Social Studies of Science
- Discipline: Science and technology studies, history of science, philosophy of science, sociology of science
- Language: English
- Edited by: Nicole Nelson; Sergio Sismondo;

Publication details
- Former name: Science Studies (until 1975, ISSN 0036-8539)
- History: 1971–present
- Publisher: SAGE Publications
- Frequency: Bimonthly
- Impact factor: 4.038 (2020)

Standard abbreviations
- ISO 4: Soc. Stud. Sci.

Indexing
- ISSN: 0306-3127 (print) 1460-3659 (web)
- LCCN: 75645506
- OCLC no.: 2242476

Links
- Journal homepage; Online access; Online archive;

= Social Studies of Science =

Social Studies of Science is a bimonthly peer-reviewed academic journal that publishes papers relating to the history and philosophy of science.

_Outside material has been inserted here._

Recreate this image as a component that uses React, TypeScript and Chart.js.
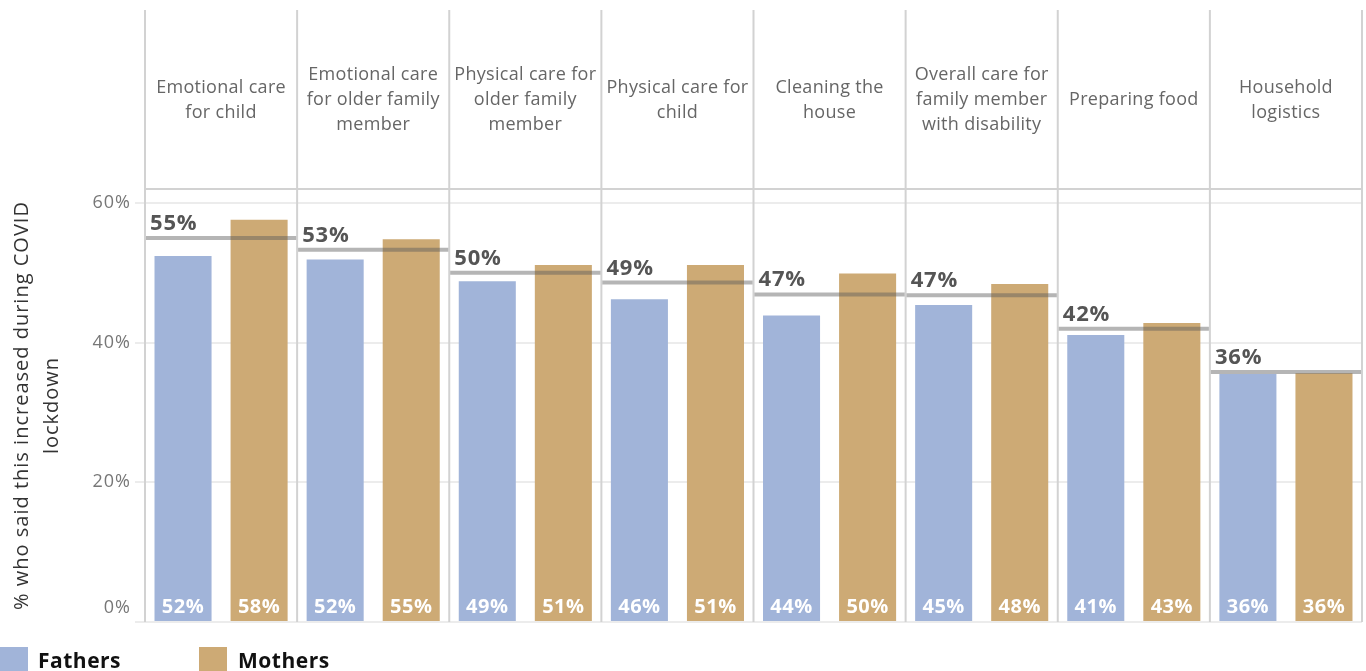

The journal's editors-in-chief are Nicole Nelson, Associate Professor in the Department of Medical History and Bioethics at the University of Wisconsin-Madison, and Sergio Sismondo, Professor of Philosophy and Arts & Sciences at Queen's University. The journal was established in 1971 under the name Science Studies and assumed its present title in 1975. It is currently published by SAGE Publications.

== Founding ==
In the 1971 inaugural issue, the founding editors, Roy MacLeod and David Edge, announced that the journal "will devote itself to original research, whether empirical or theoretical, which brings fresh light to bear on the concepts, processes and consequences of modern science. It will be interdisciplinary in the sense that it will encourage appropriate contributions from political science, sociology, economics, history, philosophy, social anthropology, and the legal and educational disciplines. It will welcome studies of fundamental research, applied research and development; of university science, industrial science and science in government."

== Past editors ==

- Roy MacLeod (1971-1991)
- David Edge (1971-2002)
- Michael Lynch (2002-2012)
- Nicole Nelson (2022-2023)
- Sergio Sismondo (2012-present)

== Abstracting and indexing ==
Social Studies of Science is abstracted and indexed in Scopus and the Social Sciences Citation Index. According to the Journal Citation Reports, its impact factor is 3.2, ranking it 6th out of 111 journals in the category "History of Philosophy and Science".